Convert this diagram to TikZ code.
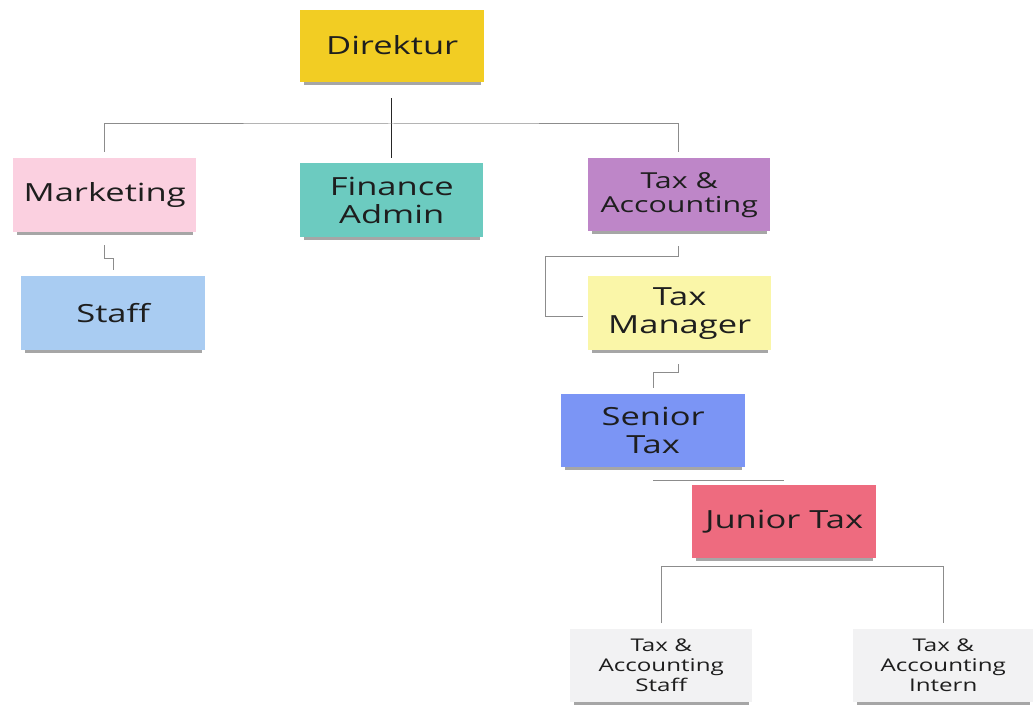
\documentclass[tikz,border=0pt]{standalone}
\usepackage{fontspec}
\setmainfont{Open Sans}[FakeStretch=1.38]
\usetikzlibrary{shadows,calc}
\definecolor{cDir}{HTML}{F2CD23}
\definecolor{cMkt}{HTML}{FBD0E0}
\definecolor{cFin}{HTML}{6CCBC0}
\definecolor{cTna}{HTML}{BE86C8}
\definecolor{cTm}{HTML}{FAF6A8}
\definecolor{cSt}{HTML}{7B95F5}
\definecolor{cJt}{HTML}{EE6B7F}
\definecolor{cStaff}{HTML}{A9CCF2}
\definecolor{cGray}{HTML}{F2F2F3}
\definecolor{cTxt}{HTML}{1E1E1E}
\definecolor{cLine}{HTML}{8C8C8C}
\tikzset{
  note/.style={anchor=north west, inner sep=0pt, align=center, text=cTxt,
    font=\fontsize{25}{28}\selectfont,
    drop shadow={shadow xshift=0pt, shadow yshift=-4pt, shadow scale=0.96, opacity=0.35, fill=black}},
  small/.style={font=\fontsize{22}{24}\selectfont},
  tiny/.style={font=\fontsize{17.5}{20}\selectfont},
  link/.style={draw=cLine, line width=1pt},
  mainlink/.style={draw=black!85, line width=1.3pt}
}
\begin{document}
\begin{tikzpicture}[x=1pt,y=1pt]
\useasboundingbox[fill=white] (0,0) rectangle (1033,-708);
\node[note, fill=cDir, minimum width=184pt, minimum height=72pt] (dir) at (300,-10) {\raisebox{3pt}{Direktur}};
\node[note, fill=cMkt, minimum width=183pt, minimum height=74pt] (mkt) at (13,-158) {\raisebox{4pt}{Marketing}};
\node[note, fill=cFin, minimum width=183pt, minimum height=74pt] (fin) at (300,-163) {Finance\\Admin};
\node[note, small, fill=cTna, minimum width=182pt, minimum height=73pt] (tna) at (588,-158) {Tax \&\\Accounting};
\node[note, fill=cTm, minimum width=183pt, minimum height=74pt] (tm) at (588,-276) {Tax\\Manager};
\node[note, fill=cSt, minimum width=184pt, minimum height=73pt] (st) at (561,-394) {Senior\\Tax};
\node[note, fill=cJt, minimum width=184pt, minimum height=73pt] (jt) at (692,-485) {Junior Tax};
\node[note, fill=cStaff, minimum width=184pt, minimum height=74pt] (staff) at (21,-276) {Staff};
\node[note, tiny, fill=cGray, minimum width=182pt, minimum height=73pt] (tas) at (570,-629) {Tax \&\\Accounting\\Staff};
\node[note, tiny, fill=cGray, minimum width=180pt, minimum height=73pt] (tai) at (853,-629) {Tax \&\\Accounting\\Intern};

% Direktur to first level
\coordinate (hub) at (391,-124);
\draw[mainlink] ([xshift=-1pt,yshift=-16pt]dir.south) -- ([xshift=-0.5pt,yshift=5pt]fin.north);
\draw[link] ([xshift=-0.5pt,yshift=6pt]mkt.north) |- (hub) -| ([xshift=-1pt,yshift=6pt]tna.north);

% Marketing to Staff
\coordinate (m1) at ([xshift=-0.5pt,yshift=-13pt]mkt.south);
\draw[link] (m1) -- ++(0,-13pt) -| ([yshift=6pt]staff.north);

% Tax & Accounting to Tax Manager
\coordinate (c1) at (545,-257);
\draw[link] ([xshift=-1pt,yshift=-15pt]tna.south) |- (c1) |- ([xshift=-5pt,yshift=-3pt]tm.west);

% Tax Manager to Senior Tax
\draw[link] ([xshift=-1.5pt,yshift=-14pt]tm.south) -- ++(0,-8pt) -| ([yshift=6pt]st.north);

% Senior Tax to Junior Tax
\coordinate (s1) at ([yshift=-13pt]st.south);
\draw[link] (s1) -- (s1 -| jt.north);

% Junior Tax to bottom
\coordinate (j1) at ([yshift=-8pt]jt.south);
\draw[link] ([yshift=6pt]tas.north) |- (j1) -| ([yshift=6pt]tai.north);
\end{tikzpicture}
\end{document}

GIVEN INSTRUCTION:
Reproduce the data verbatim. Do not carry any picture into the copy.

TASK ANSWER:
Convert this diagram to TikZ code.
\documentclass[tikz,border=0pt]{standalone}
\usepackage{fontspec}
\setmainfont{Open Sans}[FakeStretch=1.38]
\usetikzlibrary{shadows,calc}
\definecolor{cDir}{HTML}{F2CD23}
\definecolor{cMkt}{HTML}{FBD0E0}
\definecolor{cFin}{HTML}{6CCBC0}
\definecolor{cTna}{HTML}{BE86C8}
\definecolor{cTm}{HTML}{FAF6A8}
\definecolor{cSt}{HTML}{7B95F5}
\definecolor{cJt}{HTML}{EE6B7F}
\definecolor{cStaff}{HTML}{A9CCF2}
\definecolor{cGray}{HTML}{F2F2F3}
\definecolor{cTxt}{HTML}{1E1E1E}
\definecolor{cLine}{HTML}{8C8C8C}
\tikzset{
  note/.style={anchor=north west, inner sep=0pt, align=center, text=cTxt,
    font=\fontsize{25}{28}\selectfont,
    drop shadow={shadow xshift=0pt, shadow yshift=-4pt, shadow scale=0.96, opacity=0.35, fill=black}},
  small/.style={font=\fontsize{22}{24}\selectfont},
  tiny/.style={font=\fontsize{17.5}{20}\selectfont},
  link/.style={draw=cLine, line width=1pt},
  mainlink/.style={draw=black!85, line width=1.3pt}
}
\begin{document}
\begin{tikzpicture}[x=1pt,y=1pt]
\useasboundingbox[fill=white] (0,0) rectangle (1033,-708);
\node[note, fill=cDir, minimum width=184pt, minimum height=72pt] (dir) at (300,-10) {\raisebox{3pt}{Direktur}};
\node[note, fill=cMkt, minimum width=183pt, minimum height=74pt] (mkt) at (13,-158) {\raisebox{4pt}{Marketing}};
\node[note, fill=cFin, minimum width=183pt, minimum height=74pt] (fin) at (300,-163) {Finance\\Admin};
\node[note, small, fill=cTna, minimum width=182pt, minimum height=73pt] (tna) at (588,-158) {Tax \&\\Accounting};
\node[note, fill=cTm, minimum width=183pt, minimum height=74pt] (tm) at (588,-276) {Tax\\Manager};
\node[note, fill=cSt, minimum width=184pt, minimum height=73pt] (st) at (561,-394) {Senior\\Tax};
\node[note, fill=cJt, minimum width=184pt, minimum height=73pt] (jt) at (692,-485) {Junior Tax};
\node[note, fill=cStaff, minimum width=184pt, minimum height=74pt] (staff) at (21,-276) {Staff};
\node[note, tiny, fill=cGray, minimum width=182pt, minimum height=73pt] (tas) at (570,-629) {Tax \&\\Accounting\\Staff};
\node[note, tiny, fill=cGray, minimum width=180pt, minimum height=73pt] (tai) at (853,-629) {Tax \&\\Accounting\\Intern};

% Direktur to first level
\coordinate (hub) at (391,-124);
\draw[mainlink] ([xshift=-1pt,yshift=-16pt]dir.south) -- ([xshift=-0.5pt,yshift=5pt]fin.north);
\draw[link] ([xshift=-0.5pt,yshift=6pt]mkt.north) |- (hub) -| ([xshift=-1pt,yshift=6pt]tna.north);

% Marketing to Staff
\coordinate (m1) at ([xshift=-0.5pt,yshift=-13pt]mkt.south);
\draw[link] (m1) -- ++(0,-13pt) -| ([yshift=6pt]staff.north);

% Tax & Accounting to Tax Manager
\coordinate (c1) at (545,-257);
\draw[link] ([xshift=-1pt,yshift=-15pt]tna.south) |- (c1) |- ([xshift=-5pt,yshift=-3pt]tm.west);

% Tax Manager to Senior Tax
\draw[link] ([xshift=-1.5pt,yshift=-14pt]tm.south) -- ++(0,-8pt) -| ([yshift=6pt]st.north);

% Senior Tax to Junior Tax
\coordinate (s1) at ([yshift=-13pt]st.south);
\draw[link] (s1) -- (s1 -| jt.north);

% Junior Tax to bottom
\coordinate (j1) at ([yshift=-8pt]jt.south);
\draw[link] ([yshift=6pt]tas.north) |- (j1) -| ([yshift=6pt]tai.north);
\end{tikzpicture}
\end{document}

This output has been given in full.